Output the entries below exactly as written, omitting pictures.

(Figure scripts)
----------------

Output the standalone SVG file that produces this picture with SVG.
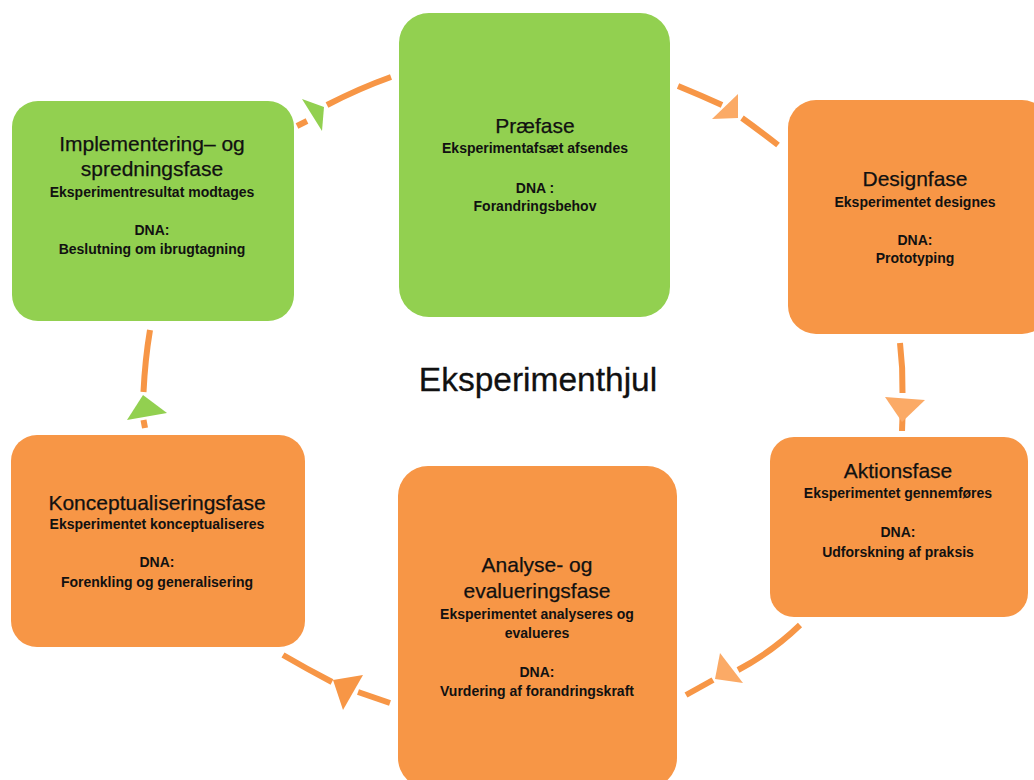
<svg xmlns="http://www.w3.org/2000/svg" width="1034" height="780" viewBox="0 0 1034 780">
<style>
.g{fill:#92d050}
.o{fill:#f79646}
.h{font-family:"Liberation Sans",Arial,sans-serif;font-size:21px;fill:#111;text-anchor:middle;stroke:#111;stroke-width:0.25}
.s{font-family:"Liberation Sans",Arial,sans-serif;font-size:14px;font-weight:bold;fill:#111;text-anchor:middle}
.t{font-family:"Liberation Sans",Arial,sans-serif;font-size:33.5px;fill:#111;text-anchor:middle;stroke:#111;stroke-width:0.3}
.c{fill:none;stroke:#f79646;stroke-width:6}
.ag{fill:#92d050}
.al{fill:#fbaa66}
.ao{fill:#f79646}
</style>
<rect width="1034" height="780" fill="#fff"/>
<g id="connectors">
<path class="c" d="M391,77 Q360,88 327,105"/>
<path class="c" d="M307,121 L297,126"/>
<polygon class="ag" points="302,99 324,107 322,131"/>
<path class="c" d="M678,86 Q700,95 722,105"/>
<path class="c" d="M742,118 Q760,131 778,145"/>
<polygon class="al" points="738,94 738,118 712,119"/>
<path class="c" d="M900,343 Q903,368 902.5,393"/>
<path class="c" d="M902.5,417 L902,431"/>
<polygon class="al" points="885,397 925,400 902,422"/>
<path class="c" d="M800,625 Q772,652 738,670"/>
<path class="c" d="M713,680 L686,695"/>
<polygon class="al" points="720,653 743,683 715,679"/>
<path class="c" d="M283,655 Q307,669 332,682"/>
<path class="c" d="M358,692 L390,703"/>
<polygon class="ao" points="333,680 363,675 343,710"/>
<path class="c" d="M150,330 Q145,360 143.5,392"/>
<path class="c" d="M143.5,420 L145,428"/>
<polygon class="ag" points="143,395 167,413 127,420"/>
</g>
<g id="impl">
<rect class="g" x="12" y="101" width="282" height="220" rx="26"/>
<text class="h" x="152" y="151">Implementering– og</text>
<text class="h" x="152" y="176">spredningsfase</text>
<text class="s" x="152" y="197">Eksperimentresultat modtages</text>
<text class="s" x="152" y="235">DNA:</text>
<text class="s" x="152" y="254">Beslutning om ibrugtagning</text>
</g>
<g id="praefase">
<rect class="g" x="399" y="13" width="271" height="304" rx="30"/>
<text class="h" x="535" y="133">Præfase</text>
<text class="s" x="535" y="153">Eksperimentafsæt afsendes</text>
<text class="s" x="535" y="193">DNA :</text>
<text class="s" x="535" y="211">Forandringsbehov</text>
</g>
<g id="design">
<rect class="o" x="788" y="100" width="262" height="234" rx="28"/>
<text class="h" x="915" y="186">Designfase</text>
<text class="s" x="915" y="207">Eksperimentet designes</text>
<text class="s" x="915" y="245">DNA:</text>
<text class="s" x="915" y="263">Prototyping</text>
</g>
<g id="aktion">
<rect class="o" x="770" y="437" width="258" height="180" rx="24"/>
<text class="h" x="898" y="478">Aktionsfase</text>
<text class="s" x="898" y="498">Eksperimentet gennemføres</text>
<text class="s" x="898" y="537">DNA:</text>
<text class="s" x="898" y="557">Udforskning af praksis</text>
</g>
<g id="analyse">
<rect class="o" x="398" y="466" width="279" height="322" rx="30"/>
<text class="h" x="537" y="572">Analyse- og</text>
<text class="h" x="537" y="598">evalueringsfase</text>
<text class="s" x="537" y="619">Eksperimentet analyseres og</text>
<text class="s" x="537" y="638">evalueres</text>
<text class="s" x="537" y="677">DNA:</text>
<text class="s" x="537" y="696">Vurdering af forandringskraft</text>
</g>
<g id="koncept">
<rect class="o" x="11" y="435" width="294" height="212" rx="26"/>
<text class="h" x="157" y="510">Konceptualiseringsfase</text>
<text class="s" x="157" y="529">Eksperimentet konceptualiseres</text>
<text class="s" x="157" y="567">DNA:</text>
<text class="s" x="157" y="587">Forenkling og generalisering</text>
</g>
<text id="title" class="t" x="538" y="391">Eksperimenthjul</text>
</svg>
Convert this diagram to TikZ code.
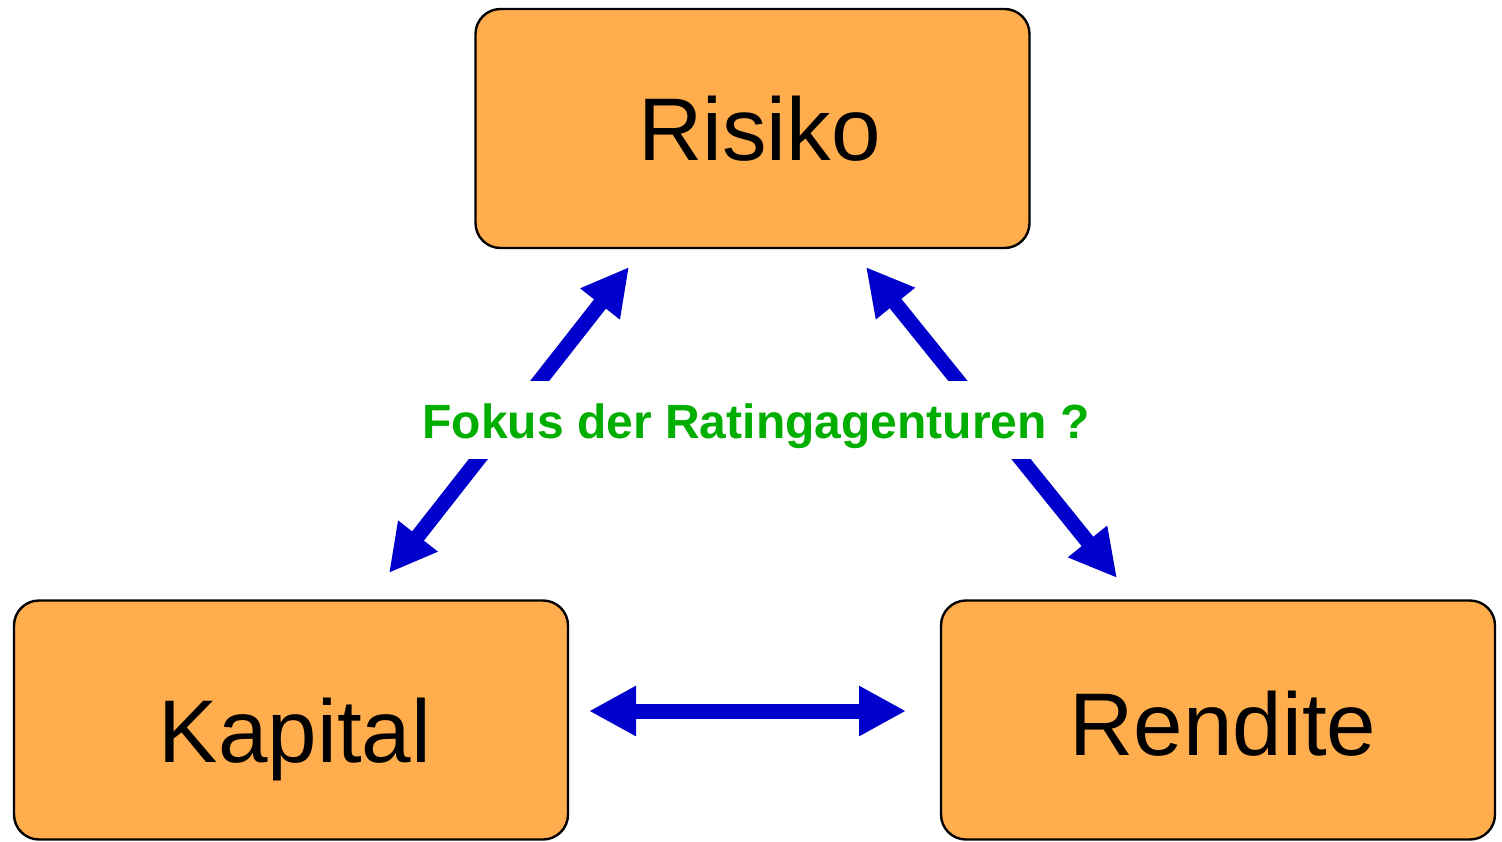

----------------

== THE COMPLETED TASK ==
Output the standalone SVG file that produces this picture with SVG.
<svg xmlns="http://www.w3.org/2000/svg" width="1034" height="780" viewBox="0 0 1034 780">
<style>
.g{fill:#92d050}
.o{fill:#f79646}
.h{font-family:"Liberation Sans",Arial,sans-serif;font-size:21px;fill:#111;text-anchor:middle;stroke:#111;stroke-width:0.25}
.s{font-family:"Liberation Sans",Arial,sans-serif;font-size:14px;font-weight:bold;fill:#111;text-anchor:middle}
.t{font-family:"Liberation Sans",Arial,sans-serif;font-size:33.5px;fill:#111;text-anchor:middle;stroke:#111;stroke-width:0.3}
.c{fill:none;stroke:#f79646;stroke-width:6}
.ag{fill:#92d050}
.al{fill:#fbaa66}
.ao{fill:#f79646}
</style>
<rect width="1034" height="780" fill="#fff"/>
<g id="connectors">
<path class="c" d="M391,77 Q360,88 327,105"/>
<path class="c" d="M307,121 L297,126"/>
<polygon class="ag" points="302,99 324,107 322,131"/>
<path class="c" d="M678,86 Q700,95 722,105"/>
<path class="c" d="M742,118 Q760,131 778,145"/>
<polygon class="al" points="738,94 738,118 712,119"/>
<path class="c" d="M900,343 Q903,368 902.5,393"/>
<path class="c" d="M902.5,417 L902,431"/>
<polygon class="al" points="885,397 925,400 902,422"/>
<path class="c" d="M800,625 Q772,652 738,670"/>
<path class="c" d="M713,680 L686,695"/>
<polygon class="al" points="720,653 743,683 715,679"/>
<path class="c" d="M283,655 Q307,669 332,682"/>
<path class="c" d="M358,692 L390,703"/>
<polygon class="ao" points="333,680 363,675 343,710"/>
<path class="c" d="M150,330 Q145,360 143.5,392"/>
<path class="c" d="M143.5,420 L145,428"/>
<polygon class="ag" points="143,395 167,413 127,420"/>
</g>
<g id="impl">
<rect class="g" x="12" y="101" width="282" height="220" rx="26"/>
<text class="h" x="152" y="151">Implementering– og</text>
<text class="h" x="152" y="176">spredningsfase</text>
<text class="s" x="152" y="197">Eksperimentresultat modtages</text>
<text class="s" x="152" y="235">DNA:</text>
<text class="s" x="152" y="254">Beslutning om ibrugtagning</text>
</g>
<g id="praefase">
<rect class="g" x="399" y="13" width="271" height="304" rx="30"/>
<text class="h" x="535" y="133">Præfase</text>
<text class="s" x="535" y="153">Eksperimentafsæt afsendes</text>
<text class="s" x="535" y="193">DNA :</text>
<text class="s" x="535" y="211">Forandringsbehov</text>
</g>
<g id="design">
<rect class="o" x="788" y="100" width="262" height="234" rx="28"/>
<text class="h" x="915" y="186">Designfase</text>
<text class="s" x="915" y="207">Eksperimentet designes</text>
<text class="s" x="915" y="245">DNA:</text>
<text class="s" x="915" y="263">Prototyping</text>
</g>
<g id="aktion">
<rect class="o" x="770" y="437" width="258" height="180" rx="24"/>
<text class="h" x="898" y="478">Aktionsfase</text>
<text class="s" x="898" y="498">Eksperimentet gennemføres</text>
<text class="s" x="898" y="537">DNA:</text>
<text class="s" x="898" y="557">Udforskning af praksis</text>
</g>
<g id="analyse">
<rect class="o" x="398" y="466" width="279" height="322" rx="30"/>
<text class="h" x="537" y="572">Analyse- og</text>
<text class="h" x="537" y="598">evalueringsfase</text>
<text class="s" x="537" y="619">Eksperimentet analyseres og</text>
<text class="s" x="537" y="638">evalueres</text>
<text class="s" x="537" y="677">DNA:</text>
<text class="s" x="537" y="696">Vurdering af forandringskraft</text>
</g>
<g id="koncept">
<rect class="o" x="11" y="435" width="294" height="212" rx="26"/>
<text class="h" x="157" y="510">Konceptualiseringsfase</text>
<text class="s" x="157" y="529">Eksperimentet konceptualiseres</text>
<text class="s" x="157" y="567">DNA:</text>
<text class="s" x="157" y="587">Forenkling og generalisering</text>
</g>
<text id="title" class="t" x="538" y="391">Eksperimenthjul</text>
</svg>
Convert this diagram to TikZ code.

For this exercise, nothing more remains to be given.